Summary

The Bernanke Fed's balance sheet has expanded by a lot to ensure enough credit to promote economic recovery after the financial crisis of "08-'09. By different means, it has taken the same policy attitude as the Greenspan Fed following the 2000 stock market crisis. It has been guarding fiercely against the worst possible economic outcome, and rightly so up until now. But it is still afraid to let down its guard now that the economy is better, a miscalculation reminiscent of Greenspan's day.

Analysis

Usually, there is little to be learned about the background of the most recent monetary policy decision from reading the minutes of the Federal Open Market Committee, the central policy-making body of the Federal Reserve System. The minutes arrive about three weeks after the decision has already been announced along with a very brief summary of the economic and financial background.  The decision announced September 23, made it clear that policy is essentially to continue unchanged. The Fed will gradually phase out some bond-buying programs.

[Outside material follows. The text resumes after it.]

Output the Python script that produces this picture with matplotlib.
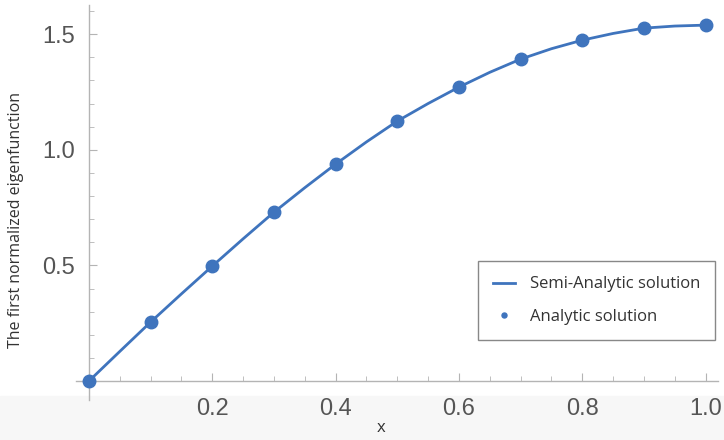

One of these programs is particularly huge--a promise to purchase $1 1/4 trillion of mortgage-backed securities by the end of the first quarter of next year.
 
But the key part of the policy announcement is the sentence stating that the "Committee will maintain the target range of the federal funds rate at 0 to 1/4 percent and continues to anticipate that economic conditions are likely to warrant exceptionally low levels of the federal funds rate for an extended period." That sounds very much as if the Committee anticipates fully accommodating interest rate policy to its own purchases of bonds for some time even as its balance sheet may greatly expand and also, incidentally, easing the U.S. Treasury's ability to market a huge amount of new debt to finance the enormous Federal deficit.
 
The minutes of the meeting provide some interesting background that would appear to make that decision, which has in essence been in place since the beginning of the year, especially risky. It is not so much the continuation for a while of a basically a zero federal funds rate policy that is of concern. What is of more concern is the implicit promise to continue that rate for an extended period even as economic conditions are already in process of changing for the better here and, more generally, around the world.
 
The Fed's own staff, according to the minutes, now has an improved outlook for the future, as well they should. After a brief review of the somewhat more upbeat incoming data, "the staff projected that real GDP would increase in the second half of 2009 at a rate somewhat above the growth rate of potential output," and that "output growth would continue to strengthen" next year, followed by a "further increase in real GDP growth in 2011." Of course this is hardly a roaring recovery. Ordinarily, it would be much faster than potential in the early stages of a recovery period. But solid ground is beginning to appear.
 
However, Committee members as a whole (differences of opinion there seem to be) remain determined to guide policy so as to minimize the chance (though diminishing) of a very bad outcome. This is what the Greenspan Fed dubbed a "risk management" policy.
 
As expressed in the minutes for the September "09 meeting, today's Committee, citing such factors as substantial resource slack and still low inflation, "judged that the costs of growth turning out to be weaker than anticipated could be relatively high." (I presume that means weaker than staff expectations, or maybe individual member expectations.)
 
My judgment is that the time has come to think seriously about moving toward a higher funds rate, to bring it in real terms up to something closer to zero rather than being negative. If recovery is as strong as the Fed's own staff is forecasting, it should be moving up into positive real territory in the course of the next few months. At a minimum, the Fed no longer should be implicitly suggesting that the funds rate will not move up (in any significant way) for an extended period. Let the securities market do its own forecasting and its own risk management. The Fed need not, and should not, be in the business of encouraging one-way market bets.